So this blog rises from the dead to address the vexing concern of excess strawberries. Growers are really in the poo at the moment when it should be their product that is covered in it. Things were bad enough already with a glut that probably could be blamed upon the supermarket duopoly (prices even then seen around $1.00/punnet) but the introduction of sharp metal objects has imploded the entire market.

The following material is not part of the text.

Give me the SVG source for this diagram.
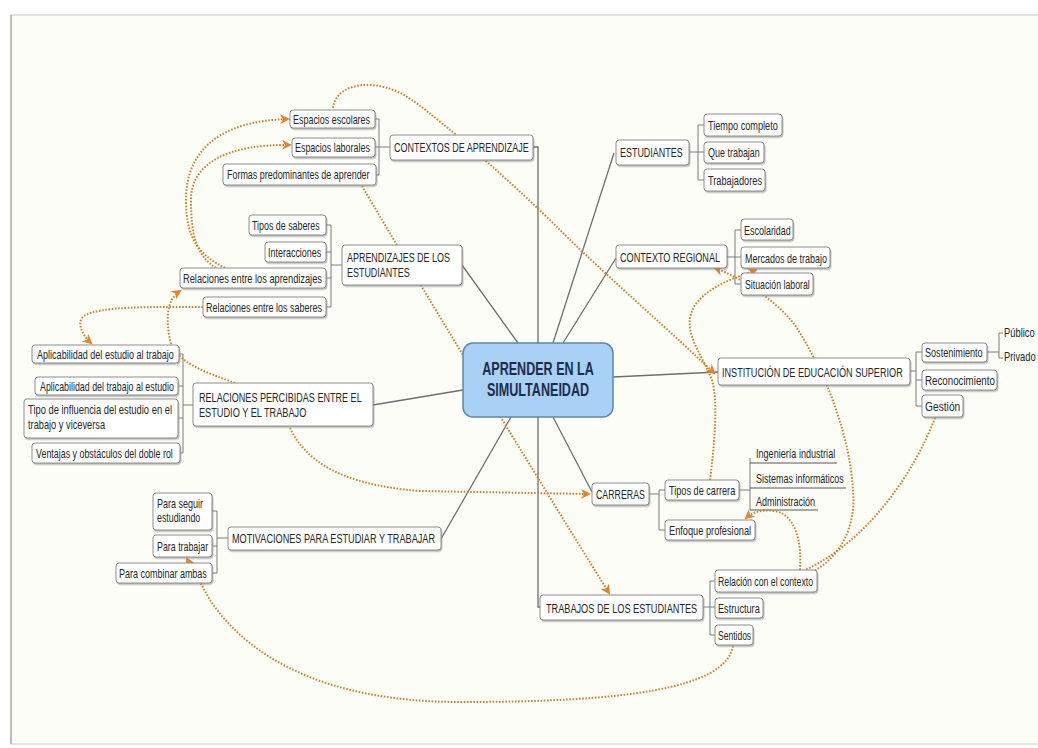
<svg xmlns="http://www.w3.org/2000/svg" width="1038" height="748" viewBox="0 0 1038 748">
<defs>
<style>
.n rect{fill:#fff;stroke:#8c8c8c;stroke-width:1;filter:url(#sh)}
text{font-family:"Liberation Sans",Arial,sans-serif;fill:#262626;font-size:13px}
.br{fill:none;stroke:#7a7a7a;stroke-width:1}
.ul{fill:none;stroke:#555;stroke-width:1}
.ln{fill:none;stroke:#6e6e6e;stroke-width:1.3}
.dt{fill:none;stroke:#c6842f;stroke-width:2;stroke-dasharray:1.6 1.6}
.ar{marker-end:url(#ah)}
.ct{font-size:19px;font-weight:bold;fill:#1c2c4c}
</style>
<filter id="sh" x="-5%" y="-20%" width="115%" height="160%"><feDropShadow dx="1" dy="1.5" stdDeviation="0.7" flood-color="#888" flood-opacity="0.55"/></filter>
<marker id="ah" viewBox="0 0 10 10" refX="8" refY="5" markerWidth="5" markerHeight="5" orient="auto" markerUnits="strokeWidth"><path d="M0,0 L10,5 L0,10 L3,5 Z" fill="#e5822a"/></marker>
</defs>
<rect x="0" y="0" width="1038" height="748" fill="#ffffff"/>
<rect x="11" y="15" width="1040" height="729" fill="#fdfdf8" stroke="#dcdcdc" stroke-width="1.5"/>
<line x1="11" y1="15" x2="11" y2="744" stroke="#bdbdbd" stroke-width="2"/>

<g id="connectors">
<path class="ln" d="M533,147 H538 V607 H540"/>
<path class="ln" d="M462,265 L518,343"/>
<path class="ln" d="M614,153 L553,343"/>
<path class="ln" d="M616,258 L563,343"/>
<path class="ln" d="M373,405 L463,390"/>
<path class="ln" d="M613,377 L718,372"/>
<path class="ln" d="M441,539 L511,417"/>
<path class="ln" d="M553,417 L592,492"/>

<path class="br" d="M375,119 H379 V175 H376 M375,147 H390"/>
<path class="br" d="M326,225 H331 V307 H326 M326,252 H331 M326,278 H331 M331,265 H342"/>
<path class="br" d="M179,354 H183 V453 H180 M178,386 H183 M178,418 H183 M183,405 H193"/>
<path class="br" d="M212,511 H217 V573 H212 M212,546 H217 M217,538 H228"/>
<path class="br" d="M689,152 H704 M704,125 H698 V180 H704"/>
<path class="br" d="M727,257 H741 M741,230 H735 V284 H741"/>
<path class="br" d="M910,371 H916 M922,352 H916 V406 H922 M916,380 H922"/>
<path class="br" d="M987,352 H999 M1003,333 H999 V358 H1003"/>
<path class="br" d="M649,494 H659 M665,490 H659 V530 H665"/>
<path class="br" d="M739,490 H750 M750,458 V510"/>
<path class="ul" d="M750,463 H837 M750,488 H846 M750,510 H818"/>
<path class="br" d="M703,607 H715 M715,581 H710 V635 H715"/>

<path class="dt ar" d="M333,108 C336,82 378,76 412,100 S520,190 560,230 S680,340 714,373"/>
<path class="dt ar" d="M225,268 C200,255 186,240 186,200 C186,150 220,121 288,119"/>
<path class="dt ar" d="M216,268 C196,255 191,235 191,200 C191,162 230,144 290,145"/>
<path class="dt ar" d="M235,383 C205,372 175,362 170,340 C166,320 166,300 180,291"/>
<path class="dt ar" d="M203,307 C150,307 100,306 84,316 C76,322 82,335 91,343"/>
<path class="dt ar" d="M362,186 C420,285 520,450 609,593"/>
<path class="dt ar" d="M290,428 C305,460 340,485 420,491 L589,494"/>
<path class="dt ar" d="M733,646 C725,690 620,702 460,702 C330,702 250,660 210,600 L187,559"/>
<path class="dt ar" d="M812,572 C845,555 856,520 853,490 C850,440 830,380 795,325 C775,300 745,280 715,268"/>
<path class="dt" d="M935,418 C915,470 870,540 805,570"/>
<path class="dt ar" d="M800,570 C802,540 795,515 775,511 C760,509 752,513 746,518"/>
<path class="dt ar" d="M710,480 C715,440 718,400 712,380 C700,350 680,330 695,305 C710,285 735,278 756,270"/>
</g>

<g id="n-central"><rect x="463" y="343" width="150" height="74" rx="10" fill="#a9d1f5" stroke="#5f87ad" stroke-width="1.5"/>
<text class="ct" transform="translate(538,375) scale(.72,1)" text-anchor="middle" textLength="155" lengthAdjust="spacingAndGlyphs">APRENDER EN LA</text>
<text class="ct" transform="translate(538,396) scale(.72,1)" text-anchor="middle" textLength="142" lengthAdjust="spacingAndGlyphs">SIMULTANEIDAD</text></g>

<g id="n-contextos" class="n"><rect x="390" y="135" width="143" height="25" rx="3"/><text transform="translate(394,152) scale(.72,1)" textLength="187" lengthAdjust="spacingAndGlyphs">CONTEXTOS DE APRENDIZAJE</text></g>
<g id="n-esc" class="n"><rect x="290" y="110" width="85" height="18" rx="3"/><text transform="translate(293,124) scale(.72,1)" textLength="107" lengthAdjust="spacingAndGlyphs">Espacios escolares</text></g>
<g id="n-lab" class="n"><rect x="292" y="138" width="83" height="19" rx="3"/><text transform="translate(295,152) scale(.72,1)" textLength="104" lengthAdjust="spacingAndGlyphs">Espacios laborales</text></g>
<g id="n-formas" class="n"><rect x="223" y="164" width="153" height="21" rx="3"/><text transform="translate(227,179) scale(.72,1)" textLength="198" lengthAdjust="spacingAndGlyphs">Formas predominantes de aprender</text></g>

<g id="n-aprend" class="n"><rect x="342" y="245" width="120" height="40" rx="3"/><text transform="translate(347,262) scale(.72,1)" textLength="143" lengthAdjust="spacingAndGlyphs">APRENDIZAJES DE LOS</text><text transform="translate(347,277) scale(.72,1)" textLength="87" lengthAdjust="spacingAndGlyphs">ESTUDIANTES</text></g>
<g id="n-tipos" class="n"><rect x="249" y="215" width="77" height="20" rx="3"/><text transform="translate(252,229.5) scale(.72,1)" textLength="94" lengthAdjust="spacingAndGlyphs">Tipos de saberes</text></g>
<g id="n-inter" class="n"><rect x="265" y="242" width="61" height="20" rx="3"/><text transform="translate(268,256.5) scale(.72,1)" textLength="74" lengthAdjust="spacingAndGlyphs">Interacciones</text></g>
<g id="n-relap" class="n"><rect x="180" y="268" width="146" height="20" rx="3"/><text transform="translate(183,282.5) scale(.72,1)" textLength="193" lengthAdjust="spacingAndGlyphs">Relaciones entre los aprendizajes</text></g>
<g id="n-relsab" class="n"><rect x="203" y="297" width="123" height="20" rx="3"/><text transform="translate(206,311.5) scale(.72,1)" textLength="161" lengthAdjust="spacingAndGlyphs">Relaciones entre los saberes</text></g>

<g id="n-relper" class="n"><rect x="193" y="383" width="180" height="43" rx="3"/><text transform="translate(199,402) scale(.72,1)" textLength="226" lengthAdjust="spacingAndGlyphs">RELACIONES PERCIBIDAS ENTRE EL</text><text transform="translate(199,417) scale(.72,1)" textLength="149" lengthAdjust="spacingAndGlyphs">ESTUDIO Y EL TRABAJO</text></g>
<g id="n-apl1" class="n"><rect x="32" y="345" width="147" height="18" rx="3"/><text transform="translate(37,358.5) scale(.72,1)" textLength="190" lengthAdjust="spacingAndGlyphs">Aplicabilidad del estudio al trabajo</text></g>
<g id="n-apl2" class="n"><rect x="35" y="377" width="143" height="18" rx="3"/><text transform="translate(40,390.5) scale(.72,1)" textLength="186" lengthAdjust="spacingAndGlyphs">Aplicabilidad del trabajo al estudio</text></g>
<g id="n-tipoinf" class="n"><rect x="24" y="399" width="154" height="39" rx="3"/><text transform="translate(28,413.5) scale(.72,1)" textLength="200" lengthAdjust="spacingAndGlyphs">Tipo de influencia del estudio en el</text><text transform="translate(28,428.5) scale(.72,1)" textLength="107" lengthAdjust="spacingAndGlyphs">trabajo y viceversa</text></g>
<g id="n-vent" class="n"><rect x="32" y="443" width="148" height="20" rx="3"/><text transform="translate(36,457.5) scale(.72,1)" textLength="190" lengthAdjust="spacingAndGlyphs">Ventajas y obstáculos del doble rol</text></g>

<g id="n-motiv" class="n"><rect x="228" y="527" width="213" height="23" rx="3"/><text transform="translate(232,543) scale(.72,1)" textLength="282" lengthAdjust="spacingAndGlyphs">MOTIVACIONES PARA ESTUDIAR Y TRABAJAR</text></g>
<g id="n-seguir" class="n"><rect x="153" y="493" width="59" height="37" rx="3"/><text transform="translate(157,507.5) scale(.72,1)" textLength="64" lengthAdjust="spacingAndGlyphs">Para seguir</text><text transform="translate(157,521.5) scale(.72,1)" textLength="60" lengthAdjust="spacingAndGlyphs">estudiando</text></g>
<g id="n-ptrab" class="n"><rect x="153" y="535" width="59" height="22" rx="3"/><text transform="translate(157,550.5) scale(.72,1)" textLength="71" lengthAdjust="spacingAndGlyphs">Para trabajar</text></g>
<g id="n-comb" class="n"><rect x="116" y="563" width="96" height="20" rx="3"/><text transform="translate(119,577.5) scale(.72,1)" textLength="122" lengthAdjust="spacingAndGlyphs">Para combinar ambas</text></g>

<g id="n-estud" class="n"><rect x="616" y="140" width="73" height="25" rx="3"/><text transform="translate(620,157) scale(.72,1)" textLength="87" lengthAdjust="spacingAndGlyphs">ESTUDIANTES</text></g>
<g id="n-tiempo" class="n"><rect x="704" y="114" width="78" height="22" rx="3"/><text transform="translate(708,129.5) scale(.72,1)" textLength="97" lengthAdjust="spacingAndGlyphs">Tiempo completo</text></g>
<g id="n-quetrab" class="n"><rect x="704" y="142" width="60" height="21" rx="3"/><text transform="translate(708,157) scale(.72,1)" textLength="72" lengthAdjust="spacingAndGlyphs">Que trabajan</text></g>
<g id="n-trabaj" class="n"><rect x="704" y="169" width="61" height="22" rx="3"/><text transform="translate(708,184.5) scale(.72,1)" textLength="75" lengthAdjust="spacingAndGlyphs">Trabajadores</text></g>

<g id="n-ctxreg" class="n"><rect x="616" y="245" width="111" height="23" rx="3"/><text transform="translate(620,261.5) scale(.72,1)" textLength="139" lengthAdjust="spacingAndGlyphs">CONTEXTO REGIONAL</text></g>
<g id="n-escol" class="n"><rect x="741" y="219" width="52" height="21" rx="3"/><text transform="translate(744,234.5) scale(.72,1)" textLength="65" lengthAdjust="spacingAndGlyphs">Escolaridad</text></g>
<g id="n-merc" class="n"><rect x="741" y="247" width="89" height="21" rx="3"/><text transform="translate(745,262.5) scale(.72,1)" textLength="114" lengthAdjust="spacingAndGlyphs">Mercados de trabajo</text></g>
<g id="n-sit" class="n"><rect x="741" y="273" width="72" height="22" rx="3"/><text transform="translate(745,288.5) scale(.72,1)" textLength="90" lengthAdjust="spacingAndGlyphs">Situación laboral</text></g>

<g id="n-ies" class="n"><rect x="718" y="358" width="192" height="27" rx="3"/><text transform="translate(722,376.5) scale(.72,1)" textLength="251" lengthAdjust="spacingAndGlyphs">INSTITUCIÓN DE EDUCACIÓN SUPERIOR</text></g>
<g id="n-sost" class="n"><rect x="922" y="343" width="65" height="19" rx="3"/><text transform="translate(925,357) scale(.72,1)" textLength="80" lengthAdjust="spacingAndGlyphs">Sostenimiento</text></g>
<g id="n-recon" class="n"><rect x="922" y="370" width="75" height="20" rx="3"/><text transform="translate(925,384.5) scale(.72,1)" textLength="97" lengthAdjust="spacingAndGlyphs">Reconocimiento</text></g>
<g id="n-gest" class="n"><rect x="922" y="395" width="41" height="22" rx="3"/><text transform="translate(925,410.5) scale(.72,1)" textLength="49" lengthAdjust="spacingAndGlyphs">Gestión</text></g>
<g id="n-publico"><text transform="translate(1004,337) scale(.72,1)">Público</text></g>
<g id="n-privado"><text transform="translate(1004,361) scale(.72,1)">Privado</text></g>

<g id="n-carreras" class="n"><rect x="592" y="483" width="57" height="22" rx="3"/><text transform="translate(596,498.5) scale(.72,1)" textLength="68" lengthAdjust="spacingAndGlyphs">CARRERAS</text></g>
<g id="n-tiposc" class="n"><rect x="665" y="480" width="74" height="20" rx="3"/><text transform="translate(669,494.5) scale(.72,1)" textLength="92" lengthAdjust="spacingAndGlyphs">Tipos de carrera</text></g>
<g id="n-enfoque" class="n"><rect x="665" y="520" width="90" height="20" rx="3"/><text transform="translate(669,534.5) scale(.72,1)" textLength="114" lengthAdjust="spacingAndGlyphs">Enfoque profesional</text></g>
<g id="n-ing"><text transform="translate(756,458) scale(.72,1)" textLength="110" lengthAdjust="spacingAndGlyphs">Ingeniería industrial</text></g>
<g id="n-sis"><text transform="translate(756,483) scale(.72,1)" textLength="122" lengthAdjust="spacingAndGlyphs">Sistemas informáticos</text></g>
<g id="n-adm"><text transform="translate(756,506) scale(.72,1)" textLength="82" lengthAdjust="spacingAndGlyphs">Administración</text></g>

<g id="n-trabest" class="n"><rect x="540" y="595" width="163" height="25" rx="3"/><text transform="translate(546,612.5) scale(.72,1)" textLength="210" lengthAdjust="spacingAndGlyphs">TRABAJOS DE LOS ESTUDIANTES</text></g>
<g id="n-relctx" class="n"><rect x="715" y="570" width="102" height="22" rx="3"/><text transform="translate(718,585.5) scale(.72,1)" textLength="132" lengthAdjust="spacingAndGlyphs">Relación con el contexto</text></g>
<g id="n-estr" class="n"><rect x="715" y="598" width="48" height="20" rx="3"/><text transform="translate(718,612.5) scale(.72,1)" textLength="58" lengthAdjust="spacingAndGlyphs">Estructura</text></g>
<g id="n-sent" class="n"><rect x="715" y="625" width="38" height="20" rx="3"/><text transform="translate(718,639.5) scale(.72,1)" textLength="46" lengthAdjust="spacingAndGlyphs">Sentidos</text></g>
</svg>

So what can be done, apart from locking up all the needles? Here are a few recipes that move outside the predictable uses for the berry into a more savoury arena. Due to the urgency of the issue, this blog breaks its own rules of trying everything first & then documenting the results. I hope you will forgive us in the short term as you test these yourself. (Actually, have made the risotto and the salad is a regular summer visitor, but photos are yet to be replaced with my own).
Importantly, all these recipes adhere to the “cut them up, don’t cut them out” approach rendering them safe for everyone.
Risotto alla Fragole (Italian Strawberry Risotto)
Adapted from Twelve: A Tuscan Cookbook
1.5l chicken stock
60g unsalted butter, divided
1 medium French shallot, peeled and finely chopped
250g strawberries, hulled and halved, divided
3 tablespoons brandy
500g risotto rice (Carnaroli, Vialone Nano or Arborio)
Salt and pepper to taste
50g freshly grated parmigiano reggiano cheese, plus additional for serving
In a medium pot, heat the stock and bring it to a light simmer.In a large saucepan, melt half the butter over medium low heat. Add the shallot and cook until softened. Stir in half of the strawberry halves and cook for another 2 minutes. Pour in the brandy and continue to cook until evaporated. Add the rice and stir to thoroughly coat. Season as desired with salt and pepper.
Add the simmering stock, ½ cup at a time, and stir continuously until the liquid has been absorbed before adding more stock. Continue adding stock and stirring until the rice is creamy and soft, but with a slightly firm bite, about 20 minutes. Stir in the remaining strawberries and butter, then the parmigiano reggiano cheese. Serve immediately with additional Parmesan cheese and freshly ground black pepper if desired.
For my own risotto monologue, you can investigate further here.
Strawberry and baby rocket salad
100g snowpeas (trimmed)
125g strawberries (hulled and halved)
80g baby rocket
1 ripe avocado (chopped)
1 tbsp red wine vinegar
3 tbsp extra virgin olive oil
a pinch of sugar, salt and pepper
Cook 100g snowpeas (trimmed) in salted boiling water for 1 minute. Drain, refresh under cold water and drain again.
Place 125g strawberries (hulled and halved), 80g baby rocket and 1 ripe avocado (chopped) in a bowl with snowpeas.
Whisk together 1 tbsp red wine vinegar, 3 tbsp extra virgin olive oil, a pinch of sugar, salt and pepper; toss through salad.
Spicy Strawberry Gazpacho
10 ripe sweet strawberries – divided
3 large heirloom tomatoes – roughly chopped
1 small red capsicum – seeded and roughly chopped
1 medium cucumber – peeled and roughly chopped
⅓ cup soft sun-dried tomatoes
juice of ½ lemon
1-2 garlic cloves – roughly chopped
about ¼ small red chili or more to taste – seeded, or ¼ teaspoon red chili flakes
dash of cayenne pepper – optional
½ teaspoon sea salt
large handful fresh basil leaves, plus more for garnish
Reserve 5 strawberries. Place the rest of the ingredients into a blender and puree until smooth. Taste for salt and spice, adjusting if needed. Chill very well. Slice the reserved strawberries. Ladle the soup into chilled bowls and garnish with strawberry slices and basil leaves.